CBM-Peek eye health programmes are running in multiple countries across Africa and Asia. Currently there are twelve projects in five countries - Pakistan, Zimbabwe, Ethiopia, Uganda and Tanzania.  

The app can be used by people who only a have basic knowledge of using smart phones and of the English language. Its accessibility and ease of use increases coverage and reaches more clients because it does not require any particular expertise. The system is also cost-effective because it does not involve sophisticated eye equipment or specialists such as ophthalmologists to screen for the various eye conditions.
Nesia Mahenge, Country Director for CBM Tanzania.

Change in Ethiopia

This year CBM has been working in Ethiopia with 11 partners on 8 projects. Yasab's story is just one of many that describes the difference this work has made.

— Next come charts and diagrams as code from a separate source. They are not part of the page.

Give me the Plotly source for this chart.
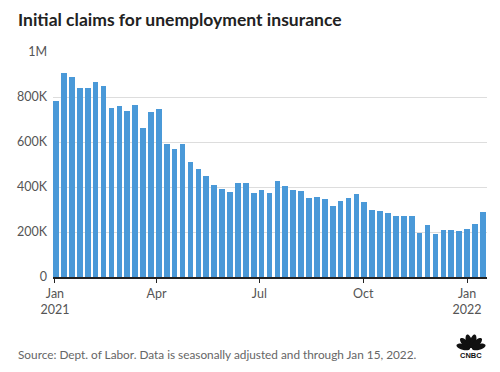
import numpy as np
import pandas as pd
import plotly.graph_objects as go

# Weekly initial claims, week ending Jan 2 2021 through Jan 15 2022
week_start = "2021-01-02"
claims = [783000, 906000, 890000, 840000, 840000, 867000, 850000, 751000, 761000, 739000,
          766000, 662000, 735000, 747000, 589000, 570000, 592000, 509000, 481000, 449000,
          409000, 392000, 376000, 420000, 420000, 372000, 388000, 372000, 428000, 403000,
          388000, 381000, 352000, 357000, 348000, 317000, 336000, 352000, 369000, 332000,
          299000, 292000, 284000, 272000, 272000, 272000, 197000, 232000, 192000, 207000,
          207000, 203000, 212000, 237000, 289000]
dates = pd.date_range(week_start, periods=len(claims), freq="7D")

tick_dates = ["2021-01-01", "2021-04-01", "2021-07-01", "2021-10-01", "2022-01-01"]
tick_labels = ["Jan<br>2021", "Apr", "Jul", "Oct", "Jan<br>2022"]
y_ticks = [0, 200000, 400000, 600000, 800000, 1000000]
y_labels = ["0", "200K", "400K", "600K", "800K", "1M"]

title = "Initial claims for unemployment insurance"
source = "Source: Dept. of Labor. Data is seasonally adjusted and through Jan 15, 2022."

# page body has an 8px margin; work in viewport coordinates and shift
OFF = 8
W, H = 500 - 2 * OFF, 372 - 2 * OFF
PL, PR, PT, PB = 53, 487, 52, 277          # plot area in viewport px
L, R, T = PL - OFF, W - (PR - OFF), PT - OFF
B = H - (PB - OFF)
pw, ph = W - L - R, H - T - B

def px2paper(x, y):
    # x, y in viewport px
    return (x - PL) / pw, (PB - y) / ph

fig = go.Figure()
fig.add_trace(go.Bar(
    x=dates, y=claims,
    width=5.0 * 86400000,
    marker=dict(color="#4a99d8", line=dict(width=0)),
    hoverinfo="x+y",
))

# CNBC peacock approximation
shapes = []
pivot = (471, 349)
for ang in [-75, -45, -15, 15, 45, 75]:
    a = np.deg2rad(ang)
    cx = pivot[0] + 8 * np.sin(a)
    cy = pivot[1] - 8 * np.cos(a)
    t = np.linspace(0, 2 * np.pi, 24, endpoint=False)
    ex = 3.0 * np.cos(t)
    ey = 7.0 * np.sin(t)
    xs = cx + ex * np.cos(a) - ey * np.sin(a)
    ys = cy + ex * np.sin(a) + ey * np.cos(a)
    pts = [px2paper(x, y) for x, y in zip(xs, ys)]
    path = "M " + " L ".join(f"{p[0]:.5f},{p[1]:.5f}" for p in pts) + " Z"
    shapes.append(dict(type="path", xref="paper", yref="paper", path=path,
                       fillcolor="#111111", line=dict(width=0)))

lx, ly = px2paper(471, 355)
sx, sy = px2paper(16, 354)
tx, ty = px2paper(16, 20)

fig.update_layout(
    width=W, height=H,
    margin=dict(l=L, r=R, t=T, b=B),
    paper_bgcolor="white", plot_bgcolor="white",
    showlegend=False,
    bargap=0,
    font=dict(family="Lato", color="#555555", size=12),
    xaxis=dict(
        type="date",
        range=["2020-12-30 06:00", "2022-01-18 16:00"],
        tickvals=tick_dates, ticktext=tick_labels,
        ticks="outside", ticklen=4, tickcolor="#222222", tickwidth=1,
        showline=True, linecolor="#222222", linewidth=1.5,
        showgrid=False, zeroline=False,
        tickfont=dict(family="Lato", size=12.5, color="#555555"),
    ),
    yaxis=dict(
        range=[0, 1000000],
        tickvals=y_ticks, ticktext=y_labels,
        showgrid=True, gridcolor="#dddddd", gridwidth=1,
        zeroline=False, ticks="", ticklabelstandoff=5,
        tickfont=dict(family="Lato", size=12.5, color="#555555"),
    ),
    shapes=shapes,
    annotations=[
        dict(text=f"<b>{title}</b>", xref="paper", yref="paper", x=tx, y=ty,
             xanchor="left", yanchor="middle", showarrow=False,
             font=dict(family="Lato", size=17.5, color="#222222")),
        dict(text=source, xref="paper", yref="paper", x=sx, y=sy,
             xanchor="left", yanchor="middle", showarrow=False,
             font=dict(family="Lato", size=11.8, color="#666666")),
        dict(text="<b>CNBC</b>", xref="paper", yref="paper", x=lx, y=ly,
             xanchor="center", yanchor="middle", showarrow=False,
             font=dict(family="Liberation Sans", size=7.5, color="#111111")),
    ],
)

fig.write_html("out.html")
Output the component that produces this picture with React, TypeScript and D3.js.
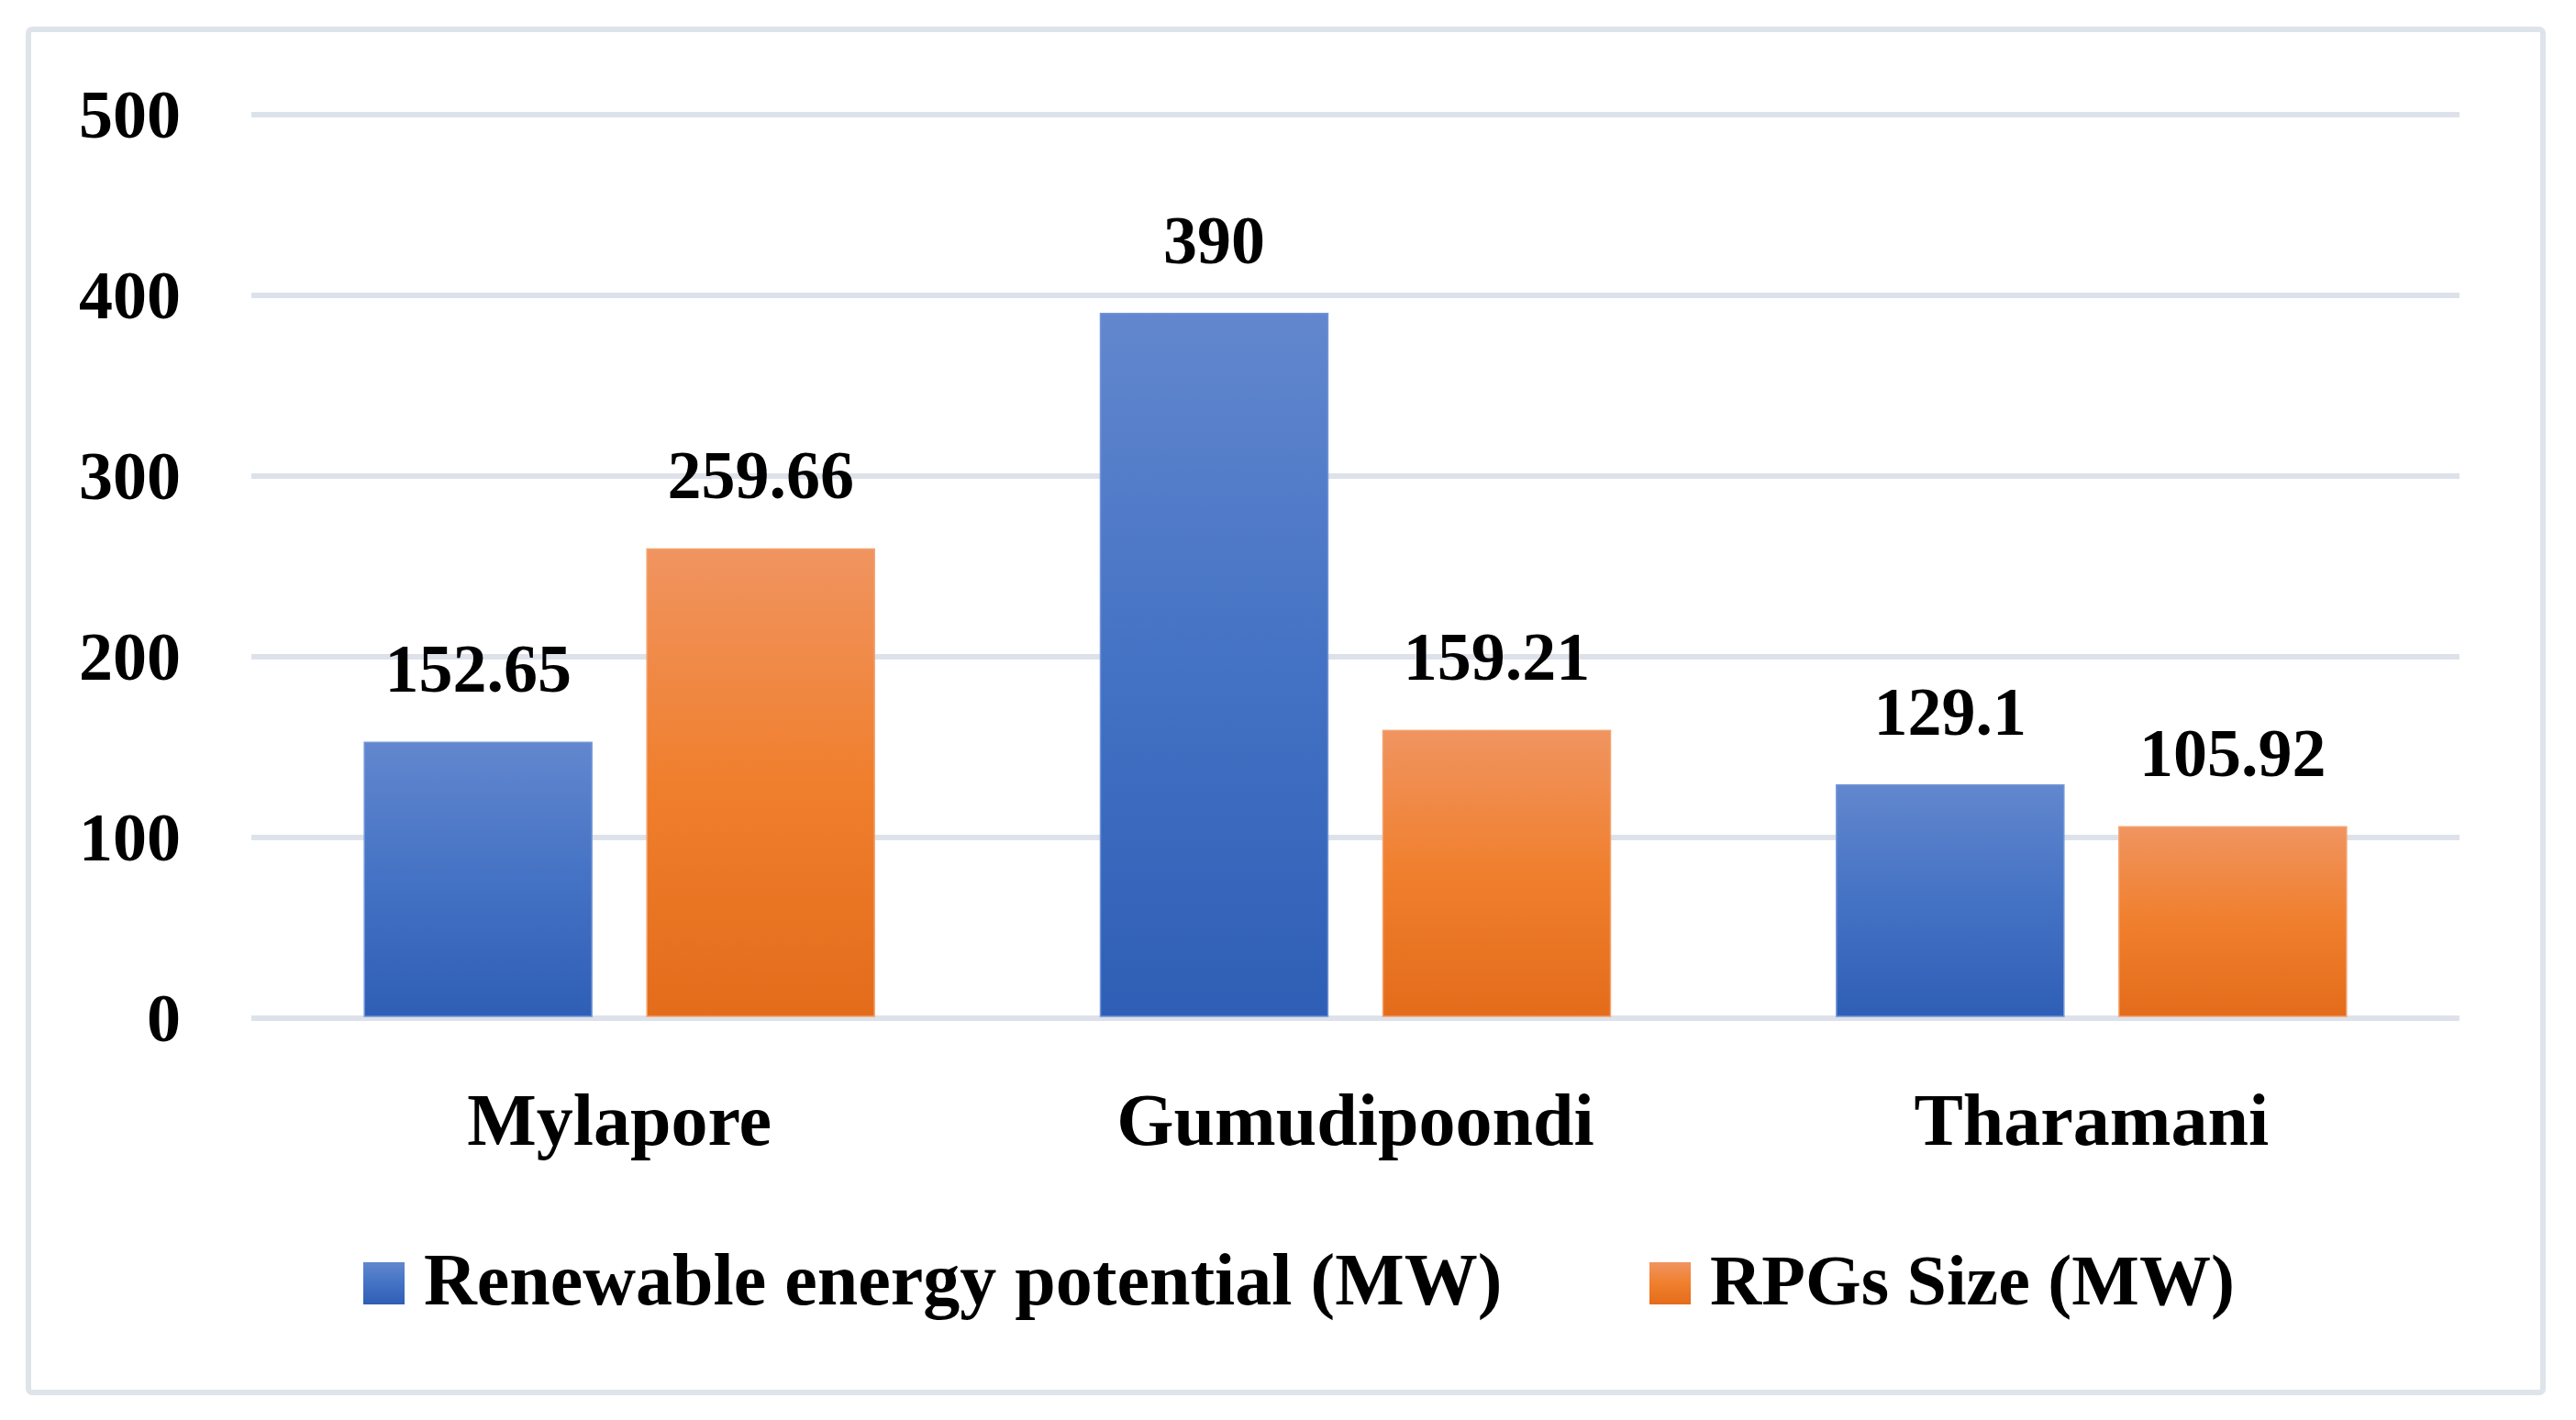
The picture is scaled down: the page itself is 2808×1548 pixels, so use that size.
import React from "react";
import * as d3 from "d3";

const categories = ["Mylapore", "Gumudipoondi", "Tharamani"];
const seriesNames = ["Renewable energy potential (MW)", "RPGs Size (MW)"];
const renewablePotential = [152.65, 390, 129.1];
const rpgSize = [259.66, 159.21, 105.92];
const valueLabels = [["152.65", "390", "129.1"], ["259.66", "159.21", "105.92"]];
const yTicks = [0, 100, 200, 300, 400, 500];

const W = 2808;
const H = 1548;
const FONT = "'Liberation Serif', 'Times New Roman', serif";

export default function App() {
  const plotLeft = 274;
  const plotRight = 2681;
  const yTop = 125;
  const yBottom = 1110;

  const y = d3.scaleLinear().domain([0, 500]).range([yBottom, yTop]);
  const x0 = d3.scaleBand<string>().domain(categories).range([plotLeft, plotRight]).padding(0);
  const groupW = 556;
  const x1 = d3
    .scaleBand<string>()
    .domain(seriesNames)
    .range([(x0.bandwidth() - groupW) / 2, (x0.bandwidth() + groupW) / 2])
    .paddingInner(0.195)
    .paddingOuter(0);

  const seriesValues = [renewablePotential, rpgSize];
  const gradIds = ["gradBlue", "gradOrange"];
  const strokeCols = ["#7396d8", "#f3a26e"];

  return (
    <svg
      width={W}
      height={H}
      viewBox={`0 0 ${W} ${H}`}
      style={{ position: "absolute", left: 0, top: 0, display: "block", background: "#ffffff" }}
    >
      <defs>
        <linearGradient id="gradBlue" x1="0" y1="0" x2="0" y2="1">
          <stop offset="0%" stopColor="#6287ce" />
          <stop offset="50%" stopColor="#4472c4" />
          <stop offset="100%" stopColor="#2f5eb6" />
        </linearGradient>
        <linearGradient id="gradOrange" x1="0" y1="0" x2="0" y2="1">
          <stop offset="0%" stopColor="#f09460" />
          <stop offset="50%" stopColor="#f07f2d" />
          <stop offset="100%" stopColor="#e36c1b" />
        </linearGradient>
      </defs>
      <rect x={0} y={0} width={W} height={H} fill="#ffffff" />
      <rect
        x={31}
        y={32}
        width={2741}
        height={1486}
        rx={4}
        fill="#ffffff"
        stroke="#dfe3ea"
        strokeWidth={6}
      />
      {/* gridlines */}
      {yTicks.map((t) => (
        <line
          key={"g" + t}
          x1={plotLeft}
          x2={plotRight}
          y1={y(t)}
          y2={y(t)}
          stroke="#dde2ea"
          strokeWidth={6}
        />
      ))}
      {/* y labels */}
      {yTicks.map((t) => (
        <text
          key={"yl" + t}
          x={197}
          y={y(t)}
          dy="0.34em"
          textAnchor="end"
          fontFamily={FONT}
          fontWeight="bold"
          fontSize={74}
          fill="#000"
        >
          {t}
        </text>
      ))}
      {/* bars */}
      {categories.map((c, ci) => (
        <g key={c} transform={`translate(${x0(c)},0)`}>
          {seriesNames.map((s, si) => {
            const v = seriesValues[si][ci];
            const bx = x1(s) as number;
            return (
              <g key={s}>
                <rect
                  x={bx}
                  y={y(v)}
                  width={x1.bandwidth()}
                  height={y(0) - y(v) - 2}
                  fill={`url(#${gradIds[si]})`}
                  stroke={strokeCols[si]}
                  strokeWidth={1.5}
                />
                <text
                  x={bx + x1.bandwidth() / 2}
                  y={y(v) - 55}
                  textAnchor="middle"
                  fontFamily={FONT}
                  fontWeight="bold"
                  fontSize={74}
                  fill="#000"
                >
                  {valueLabels[si][ci]}
                </text>
              </g>
            );
          })}
        </g>
      ))}
      {/* category labels */}
      {categories.map((c) => (
        <text
          key={"c" + c}
          x={(x0(c) as number) + x0.bandwidth() / 2}
          y={1248}
          textAnchor="middle"
          fontFamily={FONT}
          fontWeight="bold"
          fontSize={80}
          fill="#000"
        >
          {c}
        </text>
      ))}
      {/* legend */}
      {seriesNames.map((s, i) => {
        const lx = i === 0 ? 396 : 1798;
        return (
          <g key={"lg" + s}>
            <rect x={lx} y={1376} width={45} height={46} fill={`url(#${gradIds[i]})`} />
            <text
              x={lx + 66}
              y={1422}
              fontFamily={FONT}
              fontWeight="bold"
              fontSize={i === 0 ? 80 : 78}
              fill="#000"
            >
              {s}
            </text>
          </g>
        );
      })}
    </svg>
  );
}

Yasab, a farmer from Amhara in Ethiopia, lives in a rural area where there are few eye and other health care services. Her village is 180 kms away from Debremarkos, the location of her nearest facility. She has six children and the last of these was born when Yasab was blind. She struggled to maintain her household and look after her children. 

Eventually, and with the help of her husband and her daughters, Yasab made her way to Debremarkos Hospital Eye Unit, where the consultant confirmed a diagnosis of bilateral secondary cataract. Because she had travelled such a long way, and because her youngest child who she had also brought with her was only 8 months old, she was admitted for surgery immediately. 

She explained her reason for finally making the tricky journey: 

‘When I was breast feeding my baby, we were both attacked by fire ants. All I could do was shout out and my baby was screaming. Neighbours had to come and rescue me. It was because of this incident that I realised I should try and get help.” 

Surgery on Yasab’s left eye was successful. The intervention meant that she was able to see her new baby boy for the very first time - a moment of real joy for her and the rest of her family. When she was blind, she says she felt economically dependent on her husband and her parents, which led to feelings of insecurity and depression and a sense of being excluded from life. Her surgery has been transformative.